Quelques jours après ce discours de M. Thiers, à la fin de mars, l’Europe apprenait que, dés le mois d’août 1866, la Prusse avait conclu avec les États du Sud des traités secrets qui organisaient la force militaire de ceux-ci et les liaient par un accord défensif à l’Allemagne du Nord. Et bientôt, le Zollverein réorganisé allait donner à des délégués de toute l’Allemagne l’occasion de se réunir à Berlin en un Parlement douanier, image du prochain Parlement politique et national. Ainsi, la force d’unité allemande éclatait en tout sens et se manifestait sous toutes les formes. Si ce mouvement d’unité avait été le produit artificiel des excitations prussiennes, M. Thiers aurait pu espérer l’arrêter par les sommations de la France. Mais il était visible, depuis Sadowa, que M. de Bismarck résistait à la poussée plus qu’il ne l’avivait.
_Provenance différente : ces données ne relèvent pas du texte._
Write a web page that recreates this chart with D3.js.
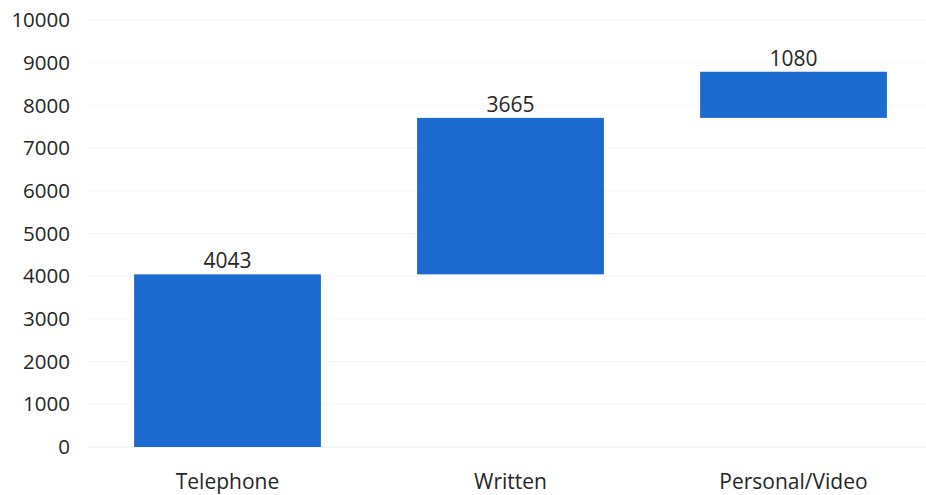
<!DOCTYPE html>
<html>
<head>
<meta charset="utf-8">
<script src="https://cdn.jsdelivr.net/npm/d3@7"></script>
<style>
  body { margin: 0; background: #fff; }
  text { font-family: "Open Sans", sans-serif; fill: #262626; }
</style>
</head>
<body>
<svg width="926" height="495"></svg>
<script>
const categories = ["Telephone", "Written", "Personal/Video"];
const values = [4043, 3665, 1080];
const yTicks = [0, 1000, 2000, 3000, 4000, 5000, 6000, 7000, 8000, 9000, 10000];

// running totals for the waterfall
let total = 0;
const bars = categories.map((c, i) => {
  const start = total;
  total += values[i];
  return { name: c, value: values[i], start: start, end: total };
});

const svg = d3.select("svg");

const x = d3.scaleBand()
  .domain(categories)
  .range([86, 935])
  .paddingInner(0.34)
  .paddingOuter(0.17);

const y = d3.scaleLinear()
  .domain([0, 10000])
  .range([447, 20]);

// faint gridlines
svg.append("g")
  .selectAll("line")
  .data(yTicks)
  .enter()
  .append("line")
  .attr("x1", 88)
  .attr("x2", 926)
  .attr("y1", d => y(d))
  .attr("y2", d => y(d))
  .attr("stroke", d => d === 0 ? "#ececec" : "#f6f6f6")
  .attr("stroke-width", 1);

// y axis labels
svg.append("g")
  .selectAll("text")
  .data(yTicks)
  .enter()
  .append("text")
  .attr("x", 70)
  .attr("y", d => y(d))
  .attr("dy", "0.35em")
  .attr("text-anchor", "end")
  .style("font-size", "20.5px")
  .text(d => d);

svg.append("g")
  .selectAll("rect")
  .data(bars)
  .enter()
  .append("rect")
  .attr("x", d => x(d.name))
  .attr("width", x.bandwidth())
  .attr("y", d => y(d.end))
  .attr("height", d => y(d.start) - y(d.end))
  .attr("fill", "#1b6bd1");

// value labels
svg.append("g")
  .selectAll("text")
  .data(bars)
  .enter()
  .append("text")
  .attr("x", d => x(d.name) + x.bandwidth() / 2)
  .attr("y", d => y(d.end) - 6)
  .attr("text-anchor", "middle")
  .style("font-size", "21px")
  .text(d => d.value);

// category labels
svg.append("g")
  .selectAll("text")
  .data(categories)
  .enter()
  .append("text")
  .attr("x", d => x(d) + x.bandwidth() / 2)
  .attr("y", 489)
  .attr("text-anchor", "middle")
  .style("font-size", "21px")
  .text(d => d);
</script>
</body>
</html>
Non pas qu’il eût abandonné un instant son plan d’unité totale, mais il ne voulait pas braver la France et déchaîner un confit avant d’avoir assuré à la Confédération du Nord et aussi aux États du Sud une forte organisation militaire. Il ne voulait pas se hâter d’unir les démocratiques États du Sud à l’Allemagne du Nord avant d’avoir assuré dans la Constitution nouvelle la puissance de la Monarchie prussienne. Et il s’appliquait aussi, par une modération étalée, à rejeter sur la France toute la responsabilité apparente d’une guerre éventuelle, afin d’avoir pour lui, dans le combat, la force du sentiment national allemand exaspéré.

Mais enfin, à ce moment il n’aiguillonnait pas l’Allemagne : il ne l’éperonnait pas. Il contenait au contraire la passion nationale, il la tenait en bride. Et celle-ci plus d’une fois se cabrait sous lui et s’irritait. Ce sont précisément les députés au Parlement du Nord du Hanovre annexé, c’est Benningsen et ses amis qui protestaient avec le plus de véhémence contre toute politique de faiblesse et de temporisation. Bientôt le duché de Bade allait demander sa réunion à l’Allemagne. Et le jour était proche où la Confédération du Nord passerait le Main, proclamerait l’unité allemande, soit que M. de Bismarck jugeât l’occasion favorable, soit qu’il ne pût retenir plus longtemps l’impatience du patriotisme allemand. Ce jour-là, dans le système de M. Thiers, c’était la guerre forcée. En attendant c’était entre la France et l’Allemagne un malaise profond. La France devenait pour l’Allemagne l’ennemi direct, l’obstacle détesté d’un grand dessein qui hantait les esprits et exaltait les âmes. C’était une semence de défiance et de haine, d’où jaillirait soudain comme une forêt de glaives.